Data block:

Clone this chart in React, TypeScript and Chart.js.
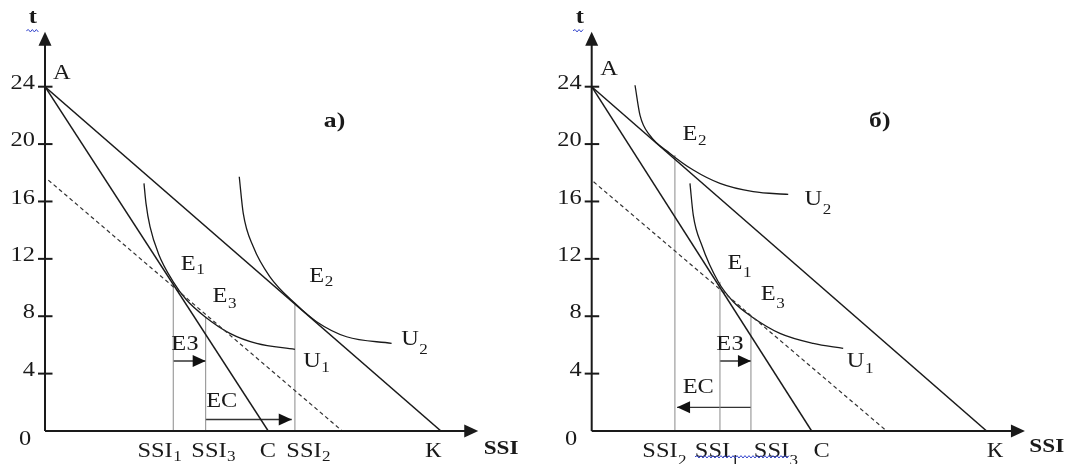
import React, { useEffect, useRef } from "react";
import { Chart, registerables } from "chart.js";

Chart.register(...registerables);

// ---------- scale geometry (pixels per unit) ----------
const PX = 14.346;
const X_MAX = 31;
const Y_MAX = 28;
const STRETCH = 1.22; // the reference text is horizontally widened

// ---------- shared axis data ----------
const yTickValues = [4, 8, 12, 16, 20, 24];
const axisXEnd = 30.2;
const axisYEnd = 27.83;

// ---------- panel a) ----------
const lineAK_a = [[0, 24], [27.6, 0]];
const lineAC_a = [[0, 24], [15.56, 0]];
const dashed_a = [[0.23, 17.49], [20.72, 0]];
const U1_a = [
  [6.9, 17.26], [7.04, 15.87], [7.32, 14.24], [7.9, 12.38], [8.94, 10.4],
  [9.87, 9.13], [11.15, 7.97], [12.89, 6.81], [14.75, 6.11], [17.42, 5.69],
];
const U2_a = [
  [13.54, 17.72], [13.82, 15.17], [14.52, 12.84], [15.68, 10.75], [17.42, 8.9],
  [18.93, 7.62], [21.02, 6.57], [24.16, 6.11],
];
const verticals_a = [[8.94, 10.3], [11.2, 7.97], [17.42, 8.9]];
const arrows_a = [
  { from: 8.94, to: 11.2, y: 4.88 },
  { from: 11.2, to: 17.2, y: 0.8 },
];

// ---------- panel б) ----------
const lineAK_b = [[0, 24], [27.53, 0]];
const lineAC_b = [[0, 24], [15.33, 0]];
const dashed_b = [[0.13, 17.37], [20.56, 0]];
const U1_b = [
  [6.85, 17.26], [7.08, 15.05], [7.67, 12.96], [8.82, 10.4], [9.87, 9.01],
  [11.15, 7.97], [13.12, 6.81], [15.44, 6.11], [17.53, 5.76],
];
const U2_b = [
  [3.02, 24.1], [3.37, 22.0], [4.06, 20.6], [5.46, 19.35], [7.08, 18.19],
  [8.94, 17.26], [11.26, 16.68], [13.7, 16.49],
];
const verticals_b = [[5.8, 19.24], [8.94, 10.4], [11.1, 7.97]];
const arrows_b = [
  { from: 8.94, to: 11.1, y: 4.88 },
  { from: 11.1, to: 5.95, y: 1.65 },
];

// ---------- text labels (data units) ----------
type Lbl = { text: string; sub?: string; x: number; y: number; font?: string; subDy?: number };
const F = '"Liberation Serif", "Times New Roman", serif';
const labels_a: Lbl[] = [
  { text: "А", x: 1.18, y: 24.93 },
  { text: "а)", x: 20.18, y: 21.56, font: `bold 21px ${F}` },
  { text: "E", sub: "1", x: 9.99, y: 11.57, subDy: 5 },
  { text: "E", sub: "3", x: 12.2, y: 9.36, subDy: 8 },
  { text: "E", sub: "2", x: 18.94, y: 10.76, subDy: 6 },
  { text: "ЕЗ", x: 9.76, y: 5.99 },
  { text: "ЕС", x: 12.32, y: 2.04 },
  { text: "U", sub: "1", x: 18.61, y: 4.83, subDy: 7 },
  { text: "U", sub: "2", x: 25.44, y: 6.34, subDy: 10 },
  { text: "SSI", sub: "1", x: 7.67, y: -1.44, subDy: 6 },
  { text: "SSI", sub: "3", x: 11.43, y: -1.44, subDy: 6 },
  { text: "С", x: 15.54, y: -1.44 },
  { text: "SSI", sub: "2", x: 18.05, y: -1.44, subDy: 6 },
  { text: "К", x: 27.05, y: -1.44 },
  { text: "SSI", x: 31.79, y: -1.25, font: `bold 19px ${F}` },
  { text: "0", x: -1.39, y: -0.63 },
  { text: "t", x: -0.85, y: 28.77, font: `bold 20px ${F}` },
];
const labels_b: Lbl[] = [
  { text: "А", x: 1.21, y: 25.16 },
  { text: "б)", x: 20.08, y: 21.56, font: `bold 21px ${F}` },
  { text: "E", sub: "2", x: 6.85, y: 20.63, subDy: 6 },
  { text: "U", sub: "2", x: 15.45, y: 16.1, subDy: 10 },
  { text: "E", sub: "1", x: 9.99, y: 11.69, subDy: 10 },
  { text: "E", sub: "3", x: 12.31, y: 9.48, subDy: 9 },
  { text: "ЕЗ", x: 9.64, y: 5.99 },
  { text: "U", sub: "1", x: 18.4, y: 4.83, subDy: 8 },
  { text: "ЕС", x: 7.43, y: 2.98 },
  { text: "SSI", sub: "2", x: 4.76, y: -1.44, subDy: 10 },
  { text: "SSI", sub: "1", x: 8.42, y: -1.44, subDy: 10 },
  { text: "SSI", sub: "3", x: 12.53, y: -1.44, subDy: 10 },
  { text: "С", x: 16.03, y: -1.44 },
  { text: "К", x: 28.11, y: -1.44 },
  { text: "SSI", x: 31.72, y: -1.09, font: `bold 19px ${F}` },
  { text: "0", x: -1.44, y: -0.63 },
  { text: "t", x: -0.83, y: 28.77, font: `bold 20px ${F}` },
];
// spell-check style wavy underlines [x1, x2, y] in data units
const waves_a = [[-1.3, -0.4, 27.9]];
const waves_b = [[-1.3, -0.55, 27.9], [7.2, 13.8, -1.8]];

const toXY = (arr: number[][]) => arr.map(([x, y]) => ({ x, y }));

const INK = "#1a1a1a";

function lineDs(data: number[][], extra: any = {}) {
  return {
    data: toXY(data),
    showLine: true,
    borderColor: INK,
    borderWidth: 1.5,
    pointRadius: 0,
    fill: false,
    ...extra,
  };
}

function buildDatasets(p: any) {
  const ds: any[] = [
    lineDs(p.ak),
    lineDs(p.ac),
    lineDs(p.dashed, { borderDash: [4, 3], borderWidth: 1.2, borderColor: "#333" }),
    lineDs(p.u1, { cubicInterpolationMode: "monotone", borderWidth: 1.3 }),
    lineDs(p.u2, { cubicInterpolationMode: "monotone", borderWidth: 1.3 }),
  ];
  p.verticals.forEach(([x, top]: number[]) =>
    ds.push(lineDs([[x, 0], [x, top]], { borderColor: "#8a8a8a", borderWidth: 1 }))
  );
  p.arrows.forEach((a: any) =>
    ds.push(lineDs([[a.from, a.y], [a.to, a.y]], { borderColor: "#333", borderWidth: 1.4 }))
  );
  return ds;
}

function tri(ctx: CanvasRenderingContext2D, tipX: number, tipY: number, dir: string, len: number, half: number) {
  ctx.beginPath();
  if (dir === "right") {
    ctx.moveTo(tipX, tipY);
    ctx.lineTo(tipX - len, tipY - half);
    ctx.lineTo(tipX - len, tipY + half);
  } else if (dir === "left") {
    ctx.moveTo(tipX, tipY);
    ctx.lineTo(tipX + len, tipY - half);
    ctx.lineTo(tipX + len, tipY + half);
  } else {
    ctx.moveTo(tipX, tipY);
    ctx.lineTo(tipX - half, tipY + len);
    ctx.lineTo(tipX + half, tipY + len);
  }
  ctx.closePath();
  ctx.fill();
}

function wideText(ctx: CanvasRenderingContext2D, text: string, x: number, y: number, align: CanvasTextAlign) {
  ctx.save();
  ctx.translate(x, y);
  ctx.scale(STRETCH, 1);
  ctx.textAlign = align;
  ctx.fillText(text, 0, 0);
  ctx.restore();
}

const decoPlugin = {
  id: "panelDeco",
  afterDatasetsDraw(chart: any) {
    const cfg = chart.options.plugins.panelDeco;
    if (!cfg) return;
    const ctx: CanvasRenderingContext2D = chart.ctx;
    const xs = chart.scales.x;
    const ys = chart.scales.y;
    const X = (v: number) => xs.getPixelForValue(v);
    const Y = (v: number) => ys.getPixelForValue(v);
    ctx.save();
    ctx.fillStyle = INK;
    ctx.strokeStyle = INK;
    // axes
    ctx.lineWidth = 2;
    ctx.beginPath();
    ctx.moveTo(X(0), Y(0));
    ctx.lineTo(X(axisXEnd) - 10, Y(0));
    ctx.moveTo(X(0), Y(0));
    ctx.lineTo(X(0), Y(axisYEnd) + 10);
    ctx.stroke();
    tri(ctx, X(axisXEnd), Y(0), "right", 14, 6.5);
    tri(ctx, X(0), Y(axisYEnd), "up", 14, 6.5);
    // y ticks
    ctx.lineWidth = 2;
    ctx.font = `20px ${F}`;
    ctx.textBaseline = "middle";
    yTickValues.forEach((v) => {
      const py = Y(v);
      ctx.beginPath();
      ctx.moveTo(X(0) - 7, py);
      ctx.lineTo(X(0) + 7.5, py);
      ctx.stroke();
      wideText(ctx, String(v), X(0) - 10, py - 3, "right");
    });
    // arrowheads of effect arrows
    cfg.arrows.forEach((a: any) => {
      ctx.fillStyle = "#111";
      tri(ctx, X(a.to), Y(a.y), a.to > a.from ? "right" : "left", 13, 6);
    });
    // labels
    ctx.fillStyle = INK;
    ctx.textBaseline = "middle";
    cfg.labels.forEach((l: Lbl) => {
      const px = X(l.x);
      const py = Y(l.y);
      ctx.font = l.font || `20px ${F}`;
      wideText(ctx, l.text, px, py, "center");
      if (l.sub) {
        const w = ctx.measureText(l.text).width * STRETCH;
        ctx.font = `14px ${F}`;
        wideText(ctx, l.sub, px + w / 2 + 0.5, py + (l.subDy ?? 6), "left");
      }
    });
    // wavy underlines
    ctx.strokeStyle = "#3344cc";
    ctx.lineWidth = 1;
    cfg.waves.forEach(([x1, x2, yv]: number[]) => {
      const a = X(x1), b = X(x2), py = Y(yv);
      ctx.beginPath();
      let up = true;
      ctx.moveTo(a, py);
      for (let px = a + 2; px <= b; px += 2) {
        ctx.lineTo(px, py + (up ? -1.2 : 1.2));
        up = !up;
      }
      ctx.stroke();
    });
    ctx.restore();
  },
};

function makeChart(canvas: HTMLCanvasElement, panel: any, padLeft: number) {
  const bottom = 464 - 431;
  const top = 431 - Y_MAX * PX;
  const right = 1075 - padLeft - X_MAX * PX;
  return new Chart(canvas, {
    type: "scatter",
    data: { datasets: buildDatasets(panel) },
    options: {
      animation: false,
      responsive: false,
      devicePixelRatio: 1,
      events: [],
      layout: { padding: { left: padLeft, right, top, bottom } },
      scales: {
        x: { type: "linear", min: 0, max: X_MAX, display: false },
        y: { type: "linear", min: 0, max: Y_MAX, display: false },
      },
      plugins: {
        legend: { display: false },
        tooltip: { enabled: false },
        panelDeco: { labels: panel.labels, arrows: panel.arrows, waves: panel.waves },
      } as any,
    },
    plugins: [decoPlugin],
  } as any);
}

export default function App() {
  const refA = useRef<HTMLCanvasElement>(null);
  const refB = useRef<HTMLCanvasElement>(null);
  useEffect(() => {
    const a = makeChart(
      refA.current!,
      { ak: lineAK_a, ac: lineAC_a, dashed: dashed_a, u1: U1_a, u2: U2_a, verticals: verticals_a, arrows: arrows_a, labels: labels_a, waves: waves_a },
      45
    );
    const b = makeChart(
      refB.current!,
      { ak: lineAK_b, ac: lineAC_b, dashed: dashed_b, u1: U1_b, u2: U2_b, verticals: verticals_b, arrows: arrows_b, labels: labels_b, waves: waves_b },
      591.7
    );
    return () => {
      a.destroy();
      b.destroy();
    };
  }, []);
  const cs: React.CSSProperties = { position: "absolute", left: 0, top: 0, width: 1075, height: 464 };
  return (
    <div style={{ position: "fixed", left: 0, top: 0, width: 1075, height: 464, background: "#fff" }}>
      <canvas ref={refA} width={1075} height={464} style={cs} />
      <canvas ref={refB} width={1075} height={464} style={cs} />
    </div>
  );
}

Given task: Repeat the listing above exactly from its first line to the line containing "const axisYEnd = 27.83;", both included, and omit the pictures.

Response to this exercise:
Clone this chart in React, TypeScript and Chart.js.
import React, { useEffect, useRef } from "react";
import { Chart, registerables } from "chart.js";

Chart.register(...registerables);

// ---------- scale geometry (pixels per unit) ----------
const PX = 14.346;
const X_MAX = 31;
const Y_MAX = 28;
const STRETCH = 1.22; // the reference text is horizontally widened

// ---------- shared axis data ----------
const yTickValues = [4, 8, 12, 16, 20, 24];
const axisXEnd = 30.2;
const axisYEnd = 27.83;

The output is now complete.